Чувство любви приятно само по себе для испытывающего его человека. Оно нежит и ласкает сердце; оно способствует всем жизненным проявлениям и наиболее здоровому состоянию, какое только свойственно человеческому организму; оно становится все приятнее от осознания счастья и взаимности, внушаемой в том, на кого обращено оно. Уже одни взгляды друг на друга двух любящих доставляют им счастье, а сочувствие, возбуждаемое этими взглядами в посторонних, делает влюбленных интересными для всякого человека. С каким сочувствием, с каким удовольствием смотрим мы на семейство, связанное нежными чувствами и взаимным уважением; семейство, в котором родители и дети суть как бы товарищи без всякого различия, кроме почтительного уважения со стороны одних и трогательной снисходительности со стороны других; на семейство, в котором нежные, свободные и добрые отношения, веселое расположение духа говорят, что никакие противоположные интересы не разделяют в нем братьев, что никакой зависти не существует между сестрами; в котором, наконец, все вызывает в нас представления о мире, о любви, о взаимности, о счастье!

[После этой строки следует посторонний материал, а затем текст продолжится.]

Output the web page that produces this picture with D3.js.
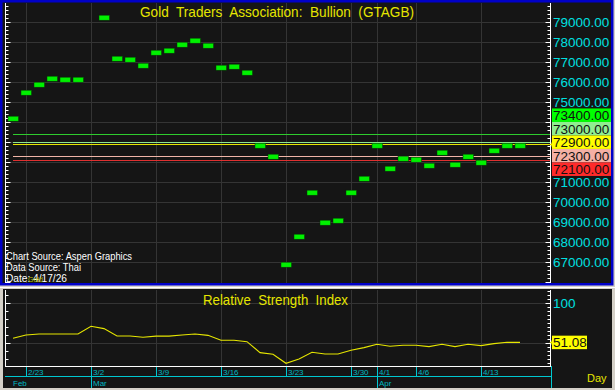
<!DOCTYPE html>
<html><head><meta charset="utf-8">
<script src="https://cdn.jsdelivr.net/npm/d3@7"></script>
<style>
body{margin:0;background:#d4d0c8;}
svg{display:block;font-family:"Liberation Sans",Arial,sans-serif;}
</style>
</head><body><svg id="c" width="615" height="390"></svg>
<script>
// ---------------- data ----------------
const dates = ["2/20","2/23","2/24","2/25","2/26","2/27","3/2","3/3","3/4","3/5","3/6",
  "3/9","3/10","3/11","3/12","3/13","3/16","3/17","3/18","3/19","3/20",
  "3/23","3/24","3/25","3/26","3/27","3/30","3/31","4/1","4/2","4/3",
  "4/6","4/7","4/8","4/9","4/10","4/13","4/14","4/15","4/16"];
const prices = [74250,75550,75950,76250,76200,76200,null,79300,77250,77200,76900,
  77550,77650,77950,78150,77900,76800,76850,76550,72900,72350,
  66950,68350,70550,69050,69150,70550,71250,72900,71750,72250,
  72200,71900,72550,71950,72350,72050,72650,72900,72900];
const rsi = [56.2,60.4,61.6,61.6,61.6,61.6,71.2,68.3,59.1,59.1,57.5,
  59.0,59.0,60.4,61.6,59.9,53.8,53.8,52.0,38.3,36.2,
  25.0,30.4,38.7,36.6,36.6,41.2,44.6,48.7,46.2,47.5,
  47.5,45.8,48.7,45.8,48.7,47.1,49.6,51.2,51.08];
const levelValues = [73400,73000,72900,72300,72100];
const levelLabels = ["73400.00","73000.00","72900.00","72300.00","72100.00"];
const priceTicks = [67000,68000,69000,70000,71000,72000,73000,74000,75000,76000,77000,78000,79000];
const dateTickLabels = ["2/23","3/2","3/9","3/16","3/23","3/30","4/1","4/6","4/13"];
const monthLabels = ["Feb","Mar","Apr"];
const monthStarts = ["2/20","3/2","4/1"];
const rsiGrid = [50,100];
const rsiLast = "51.08";
const title = "Gold  Traders  Association:  Bullion  (GTAGB)";
const rsiTitle = "Relative  Strength  Index";
const notes = ["Chart Source: Aspen Graphics","Data Source: Thai","Date: 4/17/26"];

// ---------------- styles ----------------
const levelStroke = ["#2ecc2e","#8fe88f","#e6e600","#f0b4a8","#e03030"];
const levelFill = ["#00ff00","#90ee90","#ffff00","#f4b0a4","#ff2a2a"];
const noteWidths = [126,75,61];
const BG = "#151515", GRID = "#343434", CYAN = "#00e0e0", YEL = "#e6e600";

const svg = d3.select("#c");

// scales
const x = d3.scaleLinear().domain([0, dates.length - 1]).range([13, 520]);
const y = d3.scaleLinear().domain([67000, 79000]).range([261.7, 21.7]);
const yR = d3.scaleLinear().domain([21.6, 116.6]).range([366, 290]);
const idx = d => dates.indexOf(d);

// ---------------- frames ----------------
svg.append("rect").attr("x",0).attr("y",0).attr("width",615).attr("height",390).attr("fill","#d4d0c8");
svg.append("rect").attr("x",1.25).attr("y",1.25).attr("width",611).attr("height",283)
  .attr("fill",BG).attr("stroke","#0000c8").attr("stroke-width",2.5);
svg.append("line").attr("x1",0).attr("x2",615).attr("y1",287.5).attr("y2",287.5).attr("stroke","#ffffff");
svg.append("rect").attr("x",3).attr("y",289).attr("width",609).attr("height",99).attr("fill",BG);

// ---------------- top panel ----------------
const gTop = svg.append("g");
const clip = svg.append("clipPath").attr("id","clipTop");
clip.append("rect").attr("x",3).attr("y",3).attr("width",548).attr("height",280);

// grid
gTop.selectAll(".hg").data(priceTicks).join("line")
  .attr("x1",7).attr("x2",551).attr("y1",d=>Math.round(y(d))+0.5).attr("y2",d=>Math.round(y(d))+0.5)
  .attr("stroke",GRID);
gTop.selectAll(".vg").data(dateTickLabels).join("line")
  .attr("x1",d=>Math.round(x(idx(d)))+0.5).attr("x2",d=>Math.round(x(idx(d)))+0.5)
  .attr("y1",3).attr("y2",283).attr("stroke",GRID);

// left & right axes with ticks
function vAxis(g, scale, xPos, dir, minorStep, majorStep, lo, hi, y1, y2){
  const a = g.append("g");
  a.append("line").attr("x1",xPos+0.5).attr("x2",xPos+0.5).attr("y1",y1).attr("y2",y2).attr("stroke","#ffffff");
  const ticks = d3.range(Math.ceil(lo/minorStep)*minorStep, hi, minorStep);
  a.selectAll("line.t").data(ticks).join("line").attr("class","t")
    .attr("x1",xPos+0.5).attr("x2",d=>xPos+0.5+dir*((Math.abs(d % majorStep) < 1e-6)?5:3))
    .attr("y1",d=>Math.round(scale(d))+0.5).attr("y2",d=>Math.round(scale(d))+0.5)
    .attr("stroke","#ffffff");
}
vAxis(gTop, y, 5, 1, 200, 1000, 66000, 79950, 3, 283);
vAxis(gTop, y, 550, -1, 200, 1000, 66000, 79950, 3, 283);

// title
gTop.append("text").attr("x",277).attr("y",17).attr("text-anchor","middle")
  .attr("textLength",274).attr("lengthAdjust","spacingAndGlyphs")
  .attr("fill",YEL).style("font-size","15px").style("white-space","pre").text(title);

// level lines
const lv = gTop.append("g").attr("clip-path","url(#clipTop)");
lv.selectAll("line").data(levelValues).join("line")
  .attr("x1",x(0)).attr("x2",x(dates.length+1.3))
  .attr("y1",d=>Math.round(y(d))+0.5).attr("y2",d=>Math.round(y(d))+0.5)
  .attr("stroke",(d,i)=>levelStroke[i]).attr("stroke-width",1.2);

// price marks
const pts = prices.map((v,i)=>({i,v})).filter(d=>d.v!=null);
lv.selectAll("rect").data(pts).join("rect")
  .attr("x",d=>x(d.i)-5).attr("y",d=>y(d.v)-0.5).attr("width",10.5).attr("height",5)
  .attr("fill","#00f000").attr("stroke","#063806").attr("stroke-width",0.5);

// last price arrow
const lastV = prices[prices.length-1];
const ax = x(dates.length+1.6), ay = Math.round(y(lastV))+0.5;
gTop.append("path").attr("d",`M${ax-4},${ay}H${ax+3}M${ax},${ay-2.5}L${ax+3},${ay}L${ax},${ay+2.5}M${ax-2},${ay-2}V${ay+2}`)
  .attr("stroke",YEL).attr("fill","none").attr("stroke-width",1);

// level label boxes (stacked)
const boxH = 13.5, anchorIdx = 3;
const centers = levelValues.map((v,i)=> y(levelValues[anchorIdx]) + (i-anchorIdx)*boxH);
const boxTop = centers[0]-boxH/2, boxBot = centers[centers.length-1]+boxH/2;

// right axis labels (those hidden under the level boxes are not drawn)
gTop.selectAll(".pl").data(priceTicks.filter(d=>y(d)<boxTop||y(d)>boxBot)).join("text")
  .attr("x",553).attr("y",d=>y(d)+5).attr("fill",CYAN)
  .style("font-size","13.5px").text(d=>d3.format(".2f")(d));

levelValues.forEach((v,i)=>{
  gTop.append("rect").attr("x",552).attr("y",centers[i]-boxH/2).attr("width",59).attr("height",boxH)
    .attr("fill",levelFill[i]);
  gTop.append("text").attr("x",553).attr("y",centers[i]+5).attr("fill","#101010")
    .style("font-size","13.5px").text(levelLabels[i]);
});

// notes
notes.forEach((t,i)=>{
  gTop.append("text").attr("x",6).attr("y",260+i*11).attr("fill","#ffffff")
    .attr("textLength",noteWidths[i]).attr("lengthAdjust","spacingAndGlyphs")
    .style("font-size","11px").text(t);
});
gTop.append("text").attr("x",28).attr("y",282).attr("fill","#b4c400").style("font-size","7px").text("Gold");

// ---------------- bottom panel ----------------
const gBot = svg.append("g");
gBot.selectAll(".hg").data(rsiGrid).join("line")
  .attr("x1",6).attr("x2",551).attr("y1",d=>Math.round(yR(d))+0.5).attr("y2",d=>Math.round(yR(d))+0.5)
  .attr("stroke",GRID);
gBot.selectAll(".vg").data(dateTickLabels).join("line")
  .attr("x1",d=>Math.round(x(idx(d)))+0.5).attr("x2",d=>Math.round(x(idx(d)))+0.5)
  .attr("y1",290).attr("y2",366).attr("stroke",GRID);
vAxis(gBot, yR, 5, 1, 10, 50, 22, 116, 290, 366);
vAxis(gBot, yR, 550, -1, 5, 50, 22, 116, 290, 366);

gBot.append("text").attr("x",275.5).attr("y",305).attr("text-anchor","middle")
  .attr("textLength",145).attr("lengthAdjust","spacingAndGlyphs")
  .attr("fill",YEL).style("font-size","15px").style("white-space","pre").text(rsiTitle);

gBot.append("path").datum(rsi.map((v,i)=>[i,v]))
  .attr("d", d3.line().x(d=>x(d[0])).y(d=>yR(d[1])))
  .attr("fill","none").attr("stroke",YEL).attr("stroke-width",1.1);

const rx = x(dates.length+1.6), ry = Math.round(yR(rsi[rsi.length-1]))+0.5;
gBot.append("path").attr("d",`M${rx-4},${ry}H${rx+3}M${rx},${ry-2.5}L${rx+3},${ry}L${rx},${ry+2.5}M${rx-2},${ry-2}V${ry+2}`)
  .attr("stroke",YEL).attr("fill","none");

gBot.append("text").attr("x",553).attr("y",yR(100)+5).attr("fill",CYAN).style("font-size","13.5px").text("100");
gBot.append("rect").attr("x",552).attr("y",yR(+rsiLast)-boxH/2).attr("width",35).attr("height",boxH).attr("fill","#ffff00");
gBot.append("text").attr("x",553).attr("y",yR(+rsiLast)+5).attr("fill","#101010").style("font-size","13.5px").text(rsiLast);

// x axis
gBot.append("line").attr("x1",5).attr("x2",551).attr("y1",366.5).attr("y2",366.5).attr("stroke","#ffffff");
gBot.append("line").attr("x1",5).attr("x2",551).attr("y1",376.5).attr("y2",376.5).attr("stroke","#00c8d0");
gBot.append("line").attr("x1",551.5).attr("x2",551.5).attr("y1",366).attr("y2",388).attr("stroke","#00c8d0");
gBot.selectAll(".dt").data(dateTickLabels).join("line")
  .attr("x1",d=>Math.round(x(idx(d)))+0.5).attr("x2",d=>Math.round(x(idx(d)))+0.5)
  .attr("y1",367).attr("y2",d=>monthStarts.includes(d)?388:376)
  .attr("stroke","#00c8d0");
gBot.selectAll(".dl").data(dateTickLabels).join("text")
  .attr("x",d=>x(idx(d))+2).attr("y",374.5).attr("fill","#00b8c0")
  .style("font-size","8px").text(d=>d);
gBot.selectAll(".ml").data(monthLabels).join("text")
  .attr("x",(d,i)=>i===0?x(0):x(idx(monthStarts[i]))+2).attr("y",385.5).attr("fill","#00b8c0")
  .style("font-size","8px").text(d=>d);
gBot.append("text").attr("x",587).attr("y",382).attr("fill",YEL).style("font-size","11px").text("Day");
</script>
</body></html>
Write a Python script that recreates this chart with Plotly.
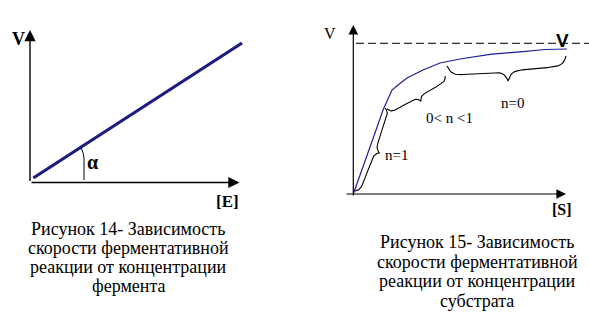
import numpy as np
import plotly.graph_objects as go

# ---------------- data ----------------
# Figure 14: V vs [E] (straight line)
E_vals = [0.165, 10.6]
V_E_vals = [0.225, 6.975]

# Figure 15: V vs [S] (saturation curve)
S_vals = [0.0, 0.585, 1.085, 1.485, 1.735, 1.935, 2.235, 2.685, 3.485, 4.335,
          5.335, 6.835, 8.485, 9.585, 10.685]
V_S_vals = [0.0, 1.7, 3.05, 4.2, 4.75, 5.2, 5.45, 5.8, 6.2, 6.55,
            6.75, 6.985, 7.115, 7.225, 7.25]
VMAX = 7.535

# brace regions on the substrate curve
brace_starts = [(0.085, 0.15), (1.685, 4.25), (4.685, 6.4)]
brace_ends = [(1.585, 4.3), (4.585, 5.9), (10.635, 6.9)]
brace_depths = [0.5, 0.5, 1.0]
brace_labels = ["n=1", "0< n <1", "n=0"]
brace_label_pos = [(2.16, 1.95), (4.785, 3.8), (7.96, 4.55)]

caption14 = ["Рисунок 14- Зависимость", "скорости ферментативной",
             "реакции от концентрации", "фермента"]
caption15 = ["Рисунок 15- Зависимость", "скорости ферментативной",
             "реакции от концентрации", "субстрата"]

SERIF = "Times New Roman, 'Liberation Serif', 'DejaVu Serif', serif"
SANS = "Arial, 'Liberation Sans', sans-serif"


def brace(p0, p1, d, n=121, k=0.06):
    p0 = np.array(p0, float)
    p1 = np.array(p1, float)
    v = p1 - p0
    L = np.hypot(*v)
    u = v / L
    perp = np.array([u[1], -u[0]])
    t = np.linspace(0, 1, n)
    s = np.where(t <= 0.5, t * 2, (1 - t) * 2)
    q = 0.5 * (1 - np.exp(-s / k)) + 0.5 * np.exp(-(1 - s) / k)
    pts = p0[None, :] + t[:, None] * v[None, :] + (d * q)[:, None] * perp[None, :]
    return pts[:, 0], pts[:, 1]


fig = go.Figure()

# ---- left panel ----
fig.add_trace(go.Scatter(x=E_vals, y=V_E_vals, mode="lines",
                         line=dict(color="#1c1c80", width=3.2),
                         xaxis="x", yaxis="y", cliponaxis=False, hoverinfo="skip"))
# angle marker
fig.add_trace(go.Scatter(x=[2.55, 2.62, 2.67, 2.7, 2.7], y=[1.77, 1.6, 1.42, 1.225, 0.125],
                         mode="lines", line=dict(color="black", width=1),
                         xaxis="x", yaxis="y", cliponaxis=False, hoverinfo="skip"))

# ---- right panel ----
fig.add_trace(go.Scatter(x=[0.135, 11.8], y=[VMAX, VMAX], mode="lines",
                         line=dict(color="black", width=1, dash="8px,4px"),
                         xaxis="x2", yaxis="y2", cliponaxis=False, hoverinfo="skip"))
fig.add_trace(go.Scatter(x=S_vals, y=V_S_vals, mode="lines",
                         line=dict(color="#1e1e9a", width=1.2),
                         xaxis="x2", yaxis="y2", cliponaxis=False, hoverinfo="skip"))
for p0, p1, d in zip(brace_starts, brace_ends, brace_depths):
    bx, by = brace(p0, p1, d)
    fig.add_trace(go.Scatter(x=bx, y=by, mode="lines",
                             line=dict(color="black", width=1.1),
                             xaxis="x2", yaxis="y2", cliponaxis=False, hoverinfo="skip"))

ann = []


def arrow(xref, yref, x0, y0, x1, y1, w=1.3):
    ann.append(dict(xref=xref, yref=yref, axref=xref, ayref=yref,
                    x=x1, y=y1, ax=x0, ay=y0, showarrow=True, text="",
                    arrowhead=2, arrowsize=1.6, arrowwidth=w, arrowcolor="black"))


# axes with arrows
arrow("x", "y", 0, 0, 0, 7.625, 1.4)
arrow("x", "y", 0, 0, 10.475, 0, 1.4)
arrow("x2", "y2", 0, -0.15, 0, 8.45, 1.2)
arrow("x2", "y2", -0.415, 0, 10.635, 0, 1.2)


def text(xref, yref, x, y, s, size, bold=False, family=SERIF):
    ann.append(dict(xref=xref, yref=yref, x=x, y=y, text=(f"<b>{s}</b>" if bold else s),
                    showarrow=False, xanchor="center", yanchor="middle",
                    font=dict(family=family, size=size, color="black")))


text("x", "y", -0.585, 7.175, "V", 18, True)
text("x", "y", 9.875, -0.925, "[E]", 17, True)
text("x", "y", 3.125, 1.05, "α", 20, True)

text("x2", "y2", -1.165, 8.05, "V", 16)
text("x2", "y2", 10.46, 7.7, "V", 19, True, SANS)
text("x2", "y2", 10.435, -0.75, "[S]", 16, True)
for lab, (lx, ly) in zip(brace_labels, brace_label_pos):
    text("x2", "y2", lx, ly, lab, 15)

for i, line in enumerate(caption14):
    text("x", "y", 4.9, -2.3 - i * 0.965, line, 18)
for i, line in enumerate(caption15):
    text("x2", "y2", 6.185, -2.4 - i * 0.975, line, 18)

hidden = dict(visible=False, showgrid=False, zeroline=False)
fig.update_layout(
    width=589, height=314, margin=dict(l=0, r=0, t=0, b=0),
    paper_bgcolor="white", plot_bgcolor="white", showlegend=False,
    font=dict(family=SERIF),
    xaxis=dict(domain=[0, 0.5], range=[-1.5, 13.225], anchor="y", **hidden),
    yaxis=dict(domain=[0, 1], range=[-6.575, 9.125], anchor="x", **hidden),
    xaxis2=dict(domain=[0.5, 1], range=[-2.94, 11.785], anchor="y2", **hidden),
    yaxis2=dict(domain=[0, 1], range=[-6.0, 9.7], anchor="x2", **hidden),
    annotations=ann,
)

fig.write_html("out.html")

И, наоборот, с каким неудовольствием входим мы в дом, в котором ссоры и разлад поддерживают, так сказать, постоянную войну между живущими в нем людьми, в котором из-под внешних выражений любезности и благодушия прорываются подозрительные взгляды, обнаруживаются неприязненные чувства, свидетельствующие о пожирающей их тайной вражде, ежеминутно готовой разразиться, несмотря на присутствие посторонних!